On an article about religious and secular antisemitism in the Contemporary Church History Quarterly
|September 18, 2014||Posted by Joseph Keysor under Blog|
The latest issue of the Contemporary Church History Quarterly contains an interesting overview of the debate concerning the relationship between traditional religious or “Christian” antisemitism, and the newer varieties that emerged in the nineteenth and late eighteenth centuries. This was of course subsequent to the widespread cultural rejection of Christianity that is one of the main components of modernism.
It has often been argued in the past that the two forms of Jew-hatred, religious and secular, were different, having different causes and motivations, and ending in drastically different results – but some are arguing that the distinctions between them are not so clear-cut. This is discussed in detail in two issues of the Journal for the Study of the New Testament [ see ON CHRISTIAN ANTI-JUDAISM AND ANTISEMITISM; HTTP://CONTEMPORARYCHURCHHISTORY.ORG/2014/09/ON-CHRISTIAN-ANTI-JUDAISM-AND-ANTISEMITISM/ ]. The article gives an overview of the in-depth articles debating the extent to which Nazi antisemitism can be distinguished from the older religious variety.
It is significant that the second article, arguing for profound commonalities between Nazi and “Christian” antisemitism, relies (according to the overview) on the propaganda of Nazi-era theologians who abandoned many essential biblical teachings, and dressed up basically Nazi doctrines in religious language, with complete indifference to many vital New Testament teachings. What the Bible itself actually teaches is not considered – it seldom is in these arguments.
If people forsake the Christian faith to go chasing after Naziism, this reflects on them, not on Christianity, even if they like to use religious language.
When Hitler wrote in Mein Kampf that Judaism was not even a religion at all, he was echoing the views of Kant, and of other people who emerged out of rejection of Christianity, not the views of traditional religious antisemites.
When Hitler wrote, also in Mein Kampf, that the Old Testament was historically unreliable, he was in the mainstream of modern secularism, not of traditional Christianity, which viewed the Jewish Scriptures as true and divinely inspired.
In saying that the Jews cared only about selfish advantage and material gain, and were incapable of higher ideals, Hitler was, again, echoing ideas introduced by Kant, and that emerged out of the Enlightenment.

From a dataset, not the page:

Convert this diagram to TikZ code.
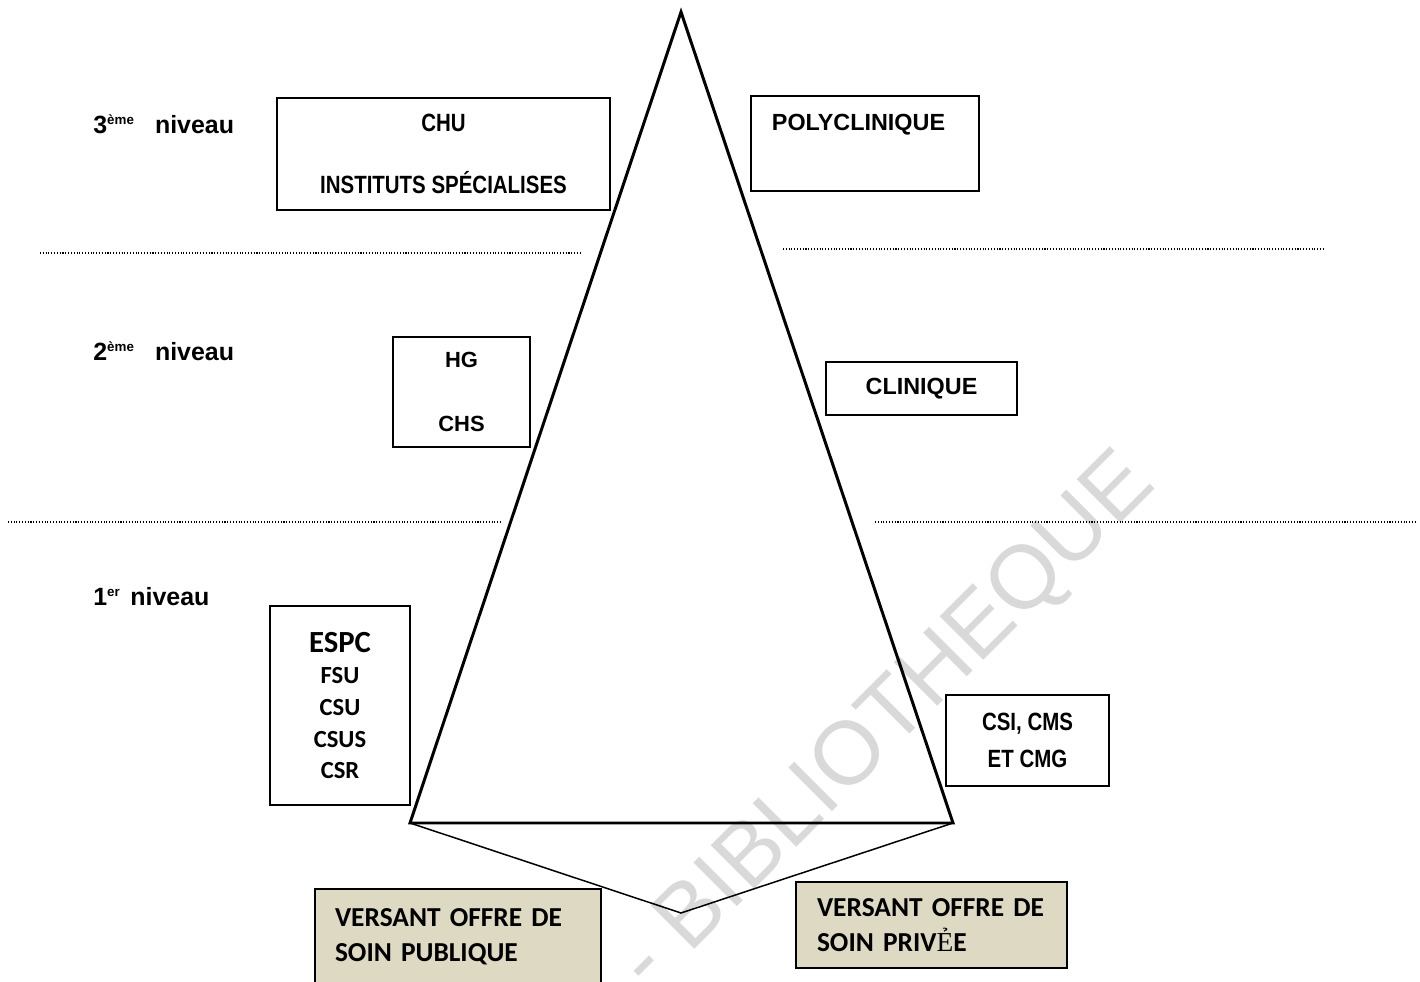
\documentclass[tikz,border=0pt]{standalone}
\usepackage{fontspec}
\setmainfont{Liberation Sans}
\newfontfamily\narrowfont[FakeStretch=0.82]{Liberation Sans}
\newfontfamily\calibrifont{Carlito}
\newfontfamily\timesfont{Liberation Serif}
\newcommand{\lvlsup}[1]{\raisebox{5.5pt}{\fontsize{7.6}{8}\selectfont #1}}
\definecolor{versantfill}{HTML}{DDD9C3}
\definecolor{wmgray}{HTML}{D9D9D9}

\begin{document}
\begin{tikzpicture}[x=0.02cm,y=-0.02cm,
  level node/.style={anchor=base west,inner sep=0,font=\bfseries\fontsize{14.2}{17}\selectfont},
  box node/.style={draw,line width=1.1pt,inner sep=0,align=center},
  versant node/.style={box node,fill=versantfill,align=left,
    font=\calibrifont\bfseries\fontsize{15.6}{20}\selectfont},
  sep line/.style={densely dotted,line width=0.6pt},
  pyramid/.style={line width=1.7pt,line join=miter}]

  \useasboundingbox (0,0) rectangle (1420,982);

  \node[text=wmgray,rotate=45,anchor=base east,inner sep=0,
    font=\fontsize{51}{51}\selectfont] (wm) at (1158,486) {- BIBLIOTHEQUE};

  \coordinate (apex) at (681,12);
  \coordinate (bl) at (410,823);
  \coordinate (br) at (953,823);
  \coordinate (tip) at (681,913);

  \node[level node] (lvl3) at (93,134) {3\lvlsup{ème}\hspace{12pt}niveau};
  \node[level node] (lvl2) at (93,361) {2\lvlsup{ème}\hspace{12pt}niveau};
  \node[level node] (lvl1) at (93,606) {1\lvlsup{er}\hspace{6pt}niveau};

  \node[box node,minimum width=6.66cm,minimum height=2.24cm,
    font=\narrowfont\bfseries\fontsize{14.2}{35.2}\selectfont]
    (chu) at (443.5,154) {CHU\\INSTITUTS SPÉCIALISES};
  \node[box node,anchor=north west,align=left,inner xsep=0.42cm,inner ysep=0.36cm,
    text width=3.72cm,text height=0.34cm,text depth=0.84cm,
    font=\bfseries\fontsize{13.3}{16}\selectfont]
    (poly) at (750,95) {POLYCLINIQUE};
  \node[box node,minimum width=2.74cm,minimum height=2.2cm,
    font=\bfseries\fontsize{12.5}{36}\selectfont]
    (hg) at (461.5,392) {HG\\CHS};
  \node[box node,minimum width=3.82cm,minimum height=1.06cm,
    font=\bfseries\fontsize{13.3}{16}\selectfont]
    (clin) at (921.5,388.5) {CLINIQUE};
  \node[box node,minimum width=2.8cm,minimum height=3.98cm,
    font=\calibrifont\bfseries\fontsize{14}{18}\selectfont]
    (espc) at (340,705.5) {{\fontsize{17.5}{20}\selectfont ESPC}\\FSU\\CSU\\CSUS\\CSR};
  \node[box node,minimum width=3.26cm,minimum height=1.82cm,
    font=\narrowfont\bfseries\fontsize{14.2}{21}\selectfont]
    (csi) at (1027.5,740.5) {CSI, CMS\\ET CMG};

  \node[versant node,inner xsep=0.4cm,text width=4.92cm,minimum height=1.92cm]
    (pub) at (458,937) {VERSANT OFFRE DE\\SOIN PUBLIQUE};
  \node[versant node,inner xsep=0.42cm,text width=4.58cm,minimum height=1.72cm]
    (priv) at (931.5,925) {VERSANT OFFRE DE\\SOIN PRIV{\timesfont\mdseries Ẻ}E};

  \draw[sep line] (40,253) -- (582,253);
  \draw[sep line] (783,249) -- (1323,249);
  \draw[sep line] (8,522) -- (500,522);
  \draw[sep line] (875,522) -- (1416,522);

  \draw[pyramid] (apex) -- (bl) -- (br) -- cycle;
  \draw[line width=0.85pt] (bl) -- (tip) -- (br);
\end{tikzpicture}
\end{document}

If one takes Nazi-era propaganda issued by German theologians as evidence of the close relationship between the older and newer antisemitisms, one can make a good case – but we should consider that such “theologians” had abandoned many essential Christian principles, and were ignoring many basic biblical teachings. Thus, they illustrate not the kinship of traditional and Nazi antisemitisms, but rather the abandonment of many fundamental ideas which would have completely nullified Nazi ideology.
For example, it teaches in the book of Acts that God has made all nations of one blood (Acts 17:26). There are other doctrines, such as Paul’s teaching that the Jews would someday be restored (Romans 11: 1, 15), and that Jews and Gentiles were all equally sinful (Romans 3:9-10). There is also the warning that thieves, liars, murderers and evil people will not inherit the kingdom of God (Galatians 5:19-21 and Revelation 21:8).
These and many other teachings did not prevent cruelty to Jews, but they did ensure that never in many centuries of Christian cultural dominance did anyone call for, let alone seek to implement, the destruction of the entire Jewish people on grounds of racial purity.
People like Martin Niemoeller would never have dreamed of putting Jews into gas chambers. In spite of his many mistakes and errors, he did not believe that traditional ethics were false and irrelevant; that people were essentially animals locked in a pitiless struggle for survival; that Jews were vermin to be exterminated.
If current scholarship finds the “older distinction between theological anti-Judaism and racial antisemitism . . . increasingly difficult to sustain,” perhaps current scholarship is wrong. Much of current scholarship is openly hostile to Christianity, unfamiliar with its teachings, and eager to believe anything bad about it. And, trends in scholarship do change over time, so current views are by no means the last word on a subject.
It makes little difference to me if one calls traditional religious hostility to Jews “antisemitism” or not, but to fail to notice the many clear and obvious distinctions between forms of antisemitism, and to concentrate on radical German Christians who had in fact abandoned biblical Christianity and were merely expressing basically Nazi ideas in religious language, is I fear a regrettable oversimplification that greatly confuses this important question.